There’s too much emphasis on career growth into leadership. I know so many programmers who simply want to solve the trickiest of technical problems, do good work they can feel proud of, and go home to their families. They want stability more than anything.

TimTheTinker|2 months ago

There are rare software companies where this is exactly what programmers do. The pay is lower than at FAANG & SV/LA/NYC startups, but work-life balance is great, stability is great, and most of all they get to just focus on doing great work. It's not about making quarterly goals, it's about stewarding (or perhaps gardening) a software project for many years. Engineers grow a lot from all the deep, focused feature work and problem solving.

I worked at such a place for 15 years. The downsides for me were lower pay, no equity, and not getting broad industry experience. I ended up leaving, and I now make a lot more money, but I do miss it.

mh2266|2 months ago

Google’s terminal level is one past new grad and it has a full parallel non-management IC track, I don’t think that they’re pushing people that hard into leadership roles.

proc0|2 months ago

That's precisely why programmers become programmers. It baffles me that tech careers put most on a leadership track when people study CS for many years for a reason.

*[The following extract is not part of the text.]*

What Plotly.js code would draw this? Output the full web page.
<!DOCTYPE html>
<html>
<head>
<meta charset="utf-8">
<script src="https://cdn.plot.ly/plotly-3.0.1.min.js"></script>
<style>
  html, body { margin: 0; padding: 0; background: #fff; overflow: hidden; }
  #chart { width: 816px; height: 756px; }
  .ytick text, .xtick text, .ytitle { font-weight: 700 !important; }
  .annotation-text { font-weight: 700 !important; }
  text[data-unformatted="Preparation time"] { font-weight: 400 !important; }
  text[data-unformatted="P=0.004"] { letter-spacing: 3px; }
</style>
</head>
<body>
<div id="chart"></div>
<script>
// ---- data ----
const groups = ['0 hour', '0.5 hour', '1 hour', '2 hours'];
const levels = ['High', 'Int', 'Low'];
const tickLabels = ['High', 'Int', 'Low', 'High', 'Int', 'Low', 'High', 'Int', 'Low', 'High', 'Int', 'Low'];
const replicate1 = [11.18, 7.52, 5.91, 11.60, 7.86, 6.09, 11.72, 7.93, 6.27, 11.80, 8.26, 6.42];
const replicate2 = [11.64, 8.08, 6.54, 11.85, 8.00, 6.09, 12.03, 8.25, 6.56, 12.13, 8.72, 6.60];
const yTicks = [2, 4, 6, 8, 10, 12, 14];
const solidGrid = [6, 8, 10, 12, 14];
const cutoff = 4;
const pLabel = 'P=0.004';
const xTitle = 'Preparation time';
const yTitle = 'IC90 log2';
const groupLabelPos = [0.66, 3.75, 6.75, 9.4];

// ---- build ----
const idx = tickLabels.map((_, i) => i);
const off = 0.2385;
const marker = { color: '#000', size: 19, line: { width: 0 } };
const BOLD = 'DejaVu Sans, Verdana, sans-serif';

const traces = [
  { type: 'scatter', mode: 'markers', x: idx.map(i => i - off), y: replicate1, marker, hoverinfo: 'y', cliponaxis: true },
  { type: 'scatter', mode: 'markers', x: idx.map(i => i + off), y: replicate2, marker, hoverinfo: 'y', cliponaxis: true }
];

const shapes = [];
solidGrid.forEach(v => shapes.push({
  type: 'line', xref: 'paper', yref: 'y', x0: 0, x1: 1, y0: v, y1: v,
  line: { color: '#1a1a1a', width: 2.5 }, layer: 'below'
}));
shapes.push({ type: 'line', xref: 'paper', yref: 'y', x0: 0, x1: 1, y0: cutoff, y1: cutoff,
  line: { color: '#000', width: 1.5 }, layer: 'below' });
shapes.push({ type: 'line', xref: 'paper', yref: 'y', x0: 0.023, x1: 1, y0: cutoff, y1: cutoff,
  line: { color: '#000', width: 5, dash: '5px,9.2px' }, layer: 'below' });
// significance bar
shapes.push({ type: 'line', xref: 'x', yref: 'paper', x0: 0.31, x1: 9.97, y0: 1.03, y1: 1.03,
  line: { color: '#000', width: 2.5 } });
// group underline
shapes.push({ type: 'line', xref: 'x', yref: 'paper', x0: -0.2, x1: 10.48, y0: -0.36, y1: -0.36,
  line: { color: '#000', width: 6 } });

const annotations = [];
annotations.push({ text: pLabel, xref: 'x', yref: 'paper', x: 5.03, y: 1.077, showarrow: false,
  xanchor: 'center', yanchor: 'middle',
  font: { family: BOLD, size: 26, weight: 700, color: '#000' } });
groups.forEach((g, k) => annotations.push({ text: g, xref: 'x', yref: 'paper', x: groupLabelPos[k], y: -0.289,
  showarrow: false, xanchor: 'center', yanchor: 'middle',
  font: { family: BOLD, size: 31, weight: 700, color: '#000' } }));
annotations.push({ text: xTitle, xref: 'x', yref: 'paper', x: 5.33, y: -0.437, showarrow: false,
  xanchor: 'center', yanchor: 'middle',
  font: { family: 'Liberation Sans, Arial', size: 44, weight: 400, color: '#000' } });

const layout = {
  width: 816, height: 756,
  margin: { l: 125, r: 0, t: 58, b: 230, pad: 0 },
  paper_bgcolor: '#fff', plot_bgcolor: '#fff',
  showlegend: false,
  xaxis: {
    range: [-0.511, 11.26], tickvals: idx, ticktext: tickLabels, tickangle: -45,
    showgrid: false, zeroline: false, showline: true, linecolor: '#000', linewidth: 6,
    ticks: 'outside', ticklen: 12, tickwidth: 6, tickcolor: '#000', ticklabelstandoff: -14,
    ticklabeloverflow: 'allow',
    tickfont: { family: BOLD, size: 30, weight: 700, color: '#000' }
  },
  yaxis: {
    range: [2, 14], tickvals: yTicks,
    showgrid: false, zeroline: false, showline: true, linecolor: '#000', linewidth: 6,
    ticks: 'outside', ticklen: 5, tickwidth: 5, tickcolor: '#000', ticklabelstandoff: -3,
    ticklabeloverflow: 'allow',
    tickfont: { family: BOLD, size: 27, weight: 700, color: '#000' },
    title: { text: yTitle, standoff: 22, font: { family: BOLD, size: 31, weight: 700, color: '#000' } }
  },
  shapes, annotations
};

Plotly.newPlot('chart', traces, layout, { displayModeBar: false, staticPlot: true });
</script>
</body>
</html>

Why would I want to throw those technical skills away.

venturecruelty|2 months ago

You mean if everyone works really hard, we can't all be CEOs? :(

raw_anon_1111|2 months ago

And then what happens when you are looking for your next job and you get a behavioral interview question and all you can say is “I pulled Jira tickets off the board for a decade”?

stack_framer|2 months ago

This is exactly how I feel.

I recently spent 30 months trying to qualify for a promotion, earnestly striving to demonstrate that I could operate at the staff engineer level. I accepted literally every single opportunity, offered by my manager and director of engineering, to take on extra work and show that I'm staff caliber. They were both eventually persuaded that I was ready, so they authored an 18-page "promotion packet" touting my many accomplishments—the marketing component you describe. This document was then presented to an anonymous promotion committee who, after two weeks of consideration, rejected my promotion.

I am now channeling every ounce of my energy toward becoming my own boss. They have unwittingly started an unquenchable fire in me, and I eagerly await the day I can tender my resignation and tell them just how much they didn't deserve me.

jeffwass|2 months ago

To be fair, this issue isn’t endemic only to big companies. I’ve seen similar even in academia, some people just know how to “play the game” and play it very well.

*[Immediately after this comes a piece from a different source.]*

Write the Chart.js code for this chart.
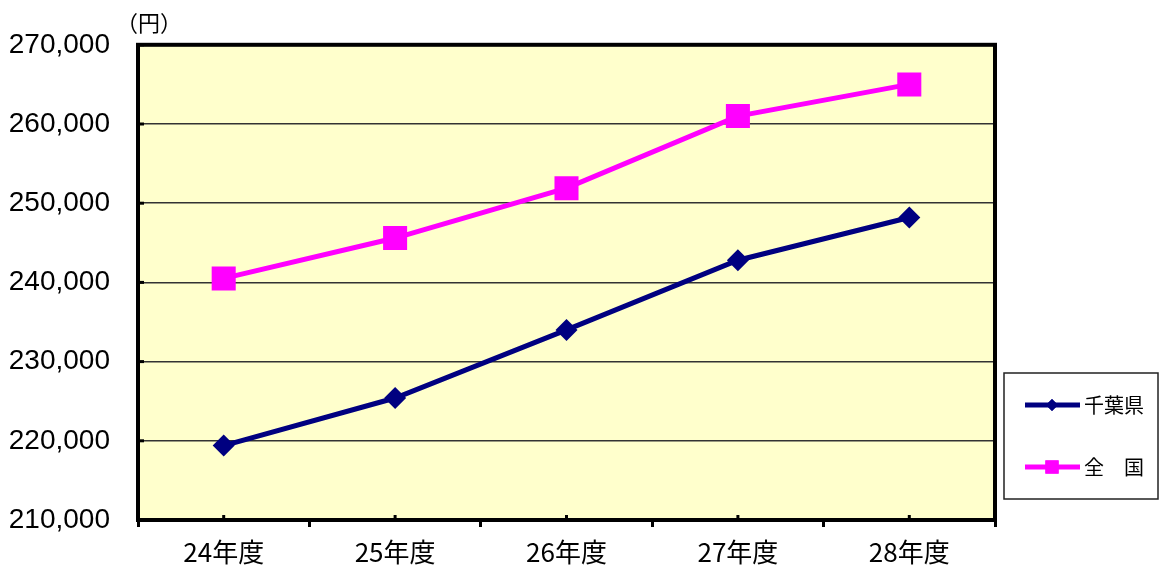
<!DOCTYPE html>
<html>
<head>
<meta charset="utf-8">
<script src="https://cdn.jsdelivr.net/npm/chart.js@4.4.0/dist/chart.umd.min.js"></script>
<style>
  html, body { margin: 0; padding: 0; background: #fff; }
  #wrap { width: 1160px; height: 568px; }
</style>
</head>
<body>
<div id="wrap"><canvas id="chart" width="1160" height="568"></canvas></div>
<script>
// --- Data ---
const years = ['24年度', '25年度', '26年度', '27年度', '28年度'];
const chiba = [219400, 225400, 234000, 242800, 248200];
const zenkoku = [240500, 245600, 251900, 261000, 265000];
const yTicks = [210000, 220000, 230000, 240000, 250000, 260000, 270000];
const seriesNames = ['千葉県', '全\u3000国'];

const jpFont = '"Noto Sans CJK JP", "Noto Sans", sans-serif';

// background + border + small inner ticks + unit label
const frame = {
  id: 'frame',
  beforeDraw(chart) {
    const { ctx, chartArea: a } = chart;
    ctx.save();
    ctx.fillStyle = '#FFFFCC';
    ctx.fillRect(a.left, a.top, a.right - a.left, a.bottom - a.top);
    ctx.restore();
  },
  afterDraw(chart) {
    const { ctx, chartArea: a, scales } = chart;
    ctx.save();
    // inner ticks at category centres
    ctx.strokeStyle = '#000';
    ctx.lineWidth = 3;
    years.forEach((y, i) => {
      const x = scales.x.getPixelForValue(i);
      ctx.beginPath();
      ctx.moveTo(x, a.bottom);
      ctx.lineTo(x, a.bottom - 5);
      ctx.stroke();
    });
    // inner ticks on y axis
    yTicks.forEach(v => {
      const y = scales.y.getPixelForValue(v);
      ctx.beginPath();
      ctx.moveTo(a.left, y);
      ctx.lineTo(a.left + 6, y);
      ctx.stroke();
    });
    // frame
    ctx.lineWidth = 4;
    ctx.strokeRect(a.left, a.top, a.right - a.left, a.bottom - a.top);
    // unit
    ctx.fillStyle = '#000';
    ctx.font = '22px ' + jpFont;
    ctx.textBaseline = 'middle';
    ctx.textAlign = 'left';
    ctx.fillText('（円）', 116, 23);
    ctx.restore();
  }
};

// legend box at right
const sideLegend = {
  id: 'sideLegend',
  afterDraw(chart) {
    const { ctx } = chart;
    ctx.save();
    ctx.strokeStyle = '#222';
    ctx.lineWidth = 1.5;
    ctx.strokeRect(1004, 373, 154, 126);
    chart.data.datasets.forEach((ds, i) => {
      const y = 405 + i * 62;
      ctx.strokeStyle = ds.borderColor;
      ctx.lineWidth = 5;
      ctx.beginPath();
      ctx.moveTo(1025, y);
      ctx.lineTo(1080, y);
      ctx.stroke();
      ctx.fillStyle = ds.backgroundColor;
      Chart.helpers.drawPoint(ctx, {
        pointStyle: ds.pointStyle,
        radius: ds.pointRadius * 0.55,
        borderWidth: 0
      }, 1052, y);
      ctx.fill();
      ctx.fillStyle = '#000';
      ctx.font = '20px ' + jpFont;
      ctx.textBaseline = 'middle';
      ctx.textAlign = 'left';
      ctx.fillText(ds.label, 1084, y);
    });
    ctx.restore();
  }
};

const ctx = document.getElementById('chart').getContext('2d');
const chart = new Chart(ctx, {
  type: 'line',
  data: {
    labels: years,
    datasets: [{
      label: seriesNames[0],
      data: chiba,
      borderColor: '#000080',
      backgroundColor: '#000080',
      borderWidth: 5,
      pointStyle: 'rectRot',
      pointRadius: 11,
      pointBorderWidth: 0,
      tension: 0
    }, {
      label: seriesNames[1],
      data: zenkoku,
      borderColor: '#FF00FF',
      backgroundColor: '#FF00FF',
      borderWidth: 5,
      pointStyle: 'rect',
      pointRadius: 17,
      pointBorderWidth: 0,
      tension: 0
    }]
  },
  options: {
    responsive: false,
    animation: false,
    layout: { padding: { top: 42, right: 165, left: 0, bottom: 0 } },
    plugins: { legend: { display: false }, tooltip: { enabled: false } },
    scales: {
      x: {
        offset: true,
        grid: { offset: true, drawOnChartArea: false, drawTicks: true, tickLength: 7, color: '#000', lineWidth: 3 },
        border: { display: false },
        ticks: { color: '#000', font: { family: jpFont, size: 26 }, padding: 10 },
        afterFit(scale) { scale.height = 48; }
      },
      y: {
        min: 210000,
        max: 270000,
        grid: { color: '#333', lineWidth: 1.5, drawTicks: false },
        border: { display: false },
        ticks: {
          stepSize: 10000,
          color: '#000',
          padding: 28,
          font: { family: '"Liberation Sans", Arial, sans-serif', size: 28 },
          callback: v => v.toLocaleString('en-US')
        },
        afterFit(scale) { scale.width = 138; }
      }
    }
  },
  plugins: [frame, sideLegend]
});
</script>
</body>
</html>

It really depends on the culture of where you are, which can even vary team by team in the same org.

shermantanktop|2 months ago

Some people seem willfully ignorant of the game. When confronted with the reality of it, they turn away, complain that it exists, and act like a bullied middle schooler.

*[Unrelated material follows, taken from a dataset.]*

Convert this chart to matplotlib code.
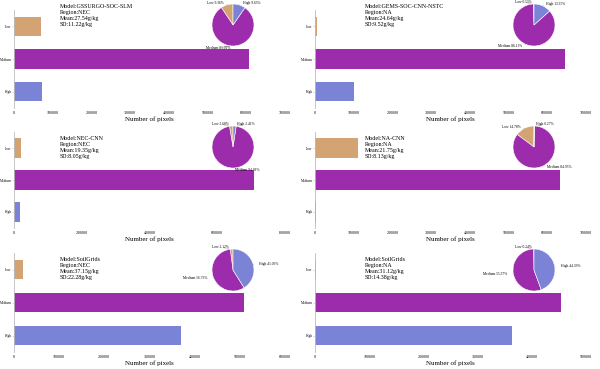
import numpy as np
import matplotlib
matplotlib.use("Agg")
import matplotlib.pyplot as plt

# Data
categories = ["Low", "Medium", "High"]
models = ["GSSURGO-SOC-SLM", "GEMS-SOC-CNN-NSTC", "NEC-CNN", "NA-CNN", "SoilGrids", "SoilGrids"]
regions = ["NEC", "NA", "NEC", "NA", "NEC", "NA"]
means = ["27.54", "24.64", "19.35", "21.75", "37.15", "31.12"]
sds = ["11.22", "9.52", "8.05", "8.13", "22.28", "14.38"]
low_pixels = [70000, 4000, 20000, 110000, 19000, 2000]
medium_pixels = [606000, 645000, 708000, 632000, 510000, 454000]
high_pixels = [72000, 100000, 18000, 2000, 369000, 364000]
axis_max = [700000, 700000, 800000, 700000, 600000, 500000]
axis_step = [100000, 100000, 200000, 100000, 100000, 100000]

colors = ["#D4A373", "#9C2CAB", "#7B83D7"]
W, H = 600, 369

plt.rcParams["font.family"] = ["Liberation Serif", "DejaVu Serif"]
fig = plt.figure(figsize=(W / 100, H / 100), dpi=100)


def px_axes(x0, y0, x1, y1):
    # pixel box (top-left origin) -> figure axes
    return fig.add_axes([x0 / W, 1 - y1 / H, (x1 - x0) / W, (y1 - y0) / H])


cols = [(14, 285), (315, 586)]
rows = [(10, 108), (132, 228), (253, 352)]

for i in range(6):
    r, c = divmod(i, 2)
    x0, x1 = cols[c]
    y0, y1 = rows[r]
    ax = px_axes(x0, y0, x1, y1)
    vals = [low_pixels[i], medium_pixels[i], high_pixels[i]]
    ax.barh(range(3), vals, height=0.6, color=colors)
    ax.set_ylim(2.5, -0.5)
    ax.set_xlim(0, axis_max[i])
    ax.set_xticks(np.arange(0, axis_max[i] + 1, axis_step[i]))
    ax.set_yticks(range(3))
    ax.set_yticklabels(categories)
    ax.tick_params(axis="x", labelsize=3, length=0, pad=2)
    ax.tick_params(axis="y", labelsize=2.5, length=1.2, width=0.4, color="#bbbbbb", pad=0.5)
    for s in ["top", "right", "bottom"]:
        ax.spines[s].set_visible(False)
    ax.spines["left"].set_color("#bbbbbb")
    ax.spines["left"].set_linewidth(0.6)
    ax.set_xlabel("Number of pixels", fontsize=5, labelpad=1)
    ax.patch.set_alpha(0)

    # info text
    tx = 60 if c == 0 else 365
    ty = y0 - 6 if r == 0 else y0 + 4
    fig.text(tx / W, 1 - ty / H,
             "Model:%s\nRegion:%s\nMean:%sg/kg\nSD:%sg/kg" % (models[i], regions[i], means[i], sds[i]),
             fontsize=4.3, va="top", ha="left", linespacing=1.25)

    # pie inset
    cx = 233 if c == 0 else 534
    cy = [25, 147, 270][r]
    rad = 21
    pax = px_axes(cx - rad, cy - rad, cx + rad, cy + rad)
    wedges, _ = pax.pie(vals, colors=colors, startangle=90, counterclock=True, radius=1,
                        wedgeprops=dict(edgecolor="white", linewidth=0.4))
    pax.set_xlim(-1, 1)
    pax.set_ylim(-1, 1)
    total = float(sum(vals))
    for w, name, v in zip(wedges, categories, vals):
        ang = np.deg2rad((w.theta1 + w.theta2) / 2)
        ex, ey = np.cos(ang), np.sin(ang)
        lx, ly = 1.2 * ex, 1.08 * ey
        ha = "left" if ex >= 0 else "right"
        pax.annotate("%s %.2f%%" % (name, 100 * v / total), xy=(ex, ey),
                     xytext=(lx + (0.1 if ex >= 0 else -0.1), ly),
                     fontsize=2.6, ha=ha, va="center", annotation_clip=False,
                     arrowprops=dict(arrowstyle="-", color="#999999", lw=0.3))

fig.savefig("out.png", dpi=100)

You don’t have to enthusiastically endorse the game. You can learn it, just like you learn Go or Rust or whatever. You can refuse to actively play it, but also be aware of it enough to avoid getting hurt by it.

E.g. figure out the minimal effort for convincing game players that your work is important.

pixl97|2 months ago

>meant that you don't worry about this things

Not at all, that was a confused expectation.

The problem here, at least I think, is you may be very unaware of the expectations of running ones own business. There are far more politics, more being cutthroat, tons of regulations you must be aware of that come with potential later penalties if you are not, legal threats, and more.

proc0|2 months ago

I can see that, but then what's really broken is the education system. If what you say is true that means there is no such thing as being a specialist, at least not anymore, yet almost all universities train people to be specialists. Either industry should stop looking at academic degrees completely or schools should start teaching business first, and technical knowledge second, for most degrees (with exception of academia and research).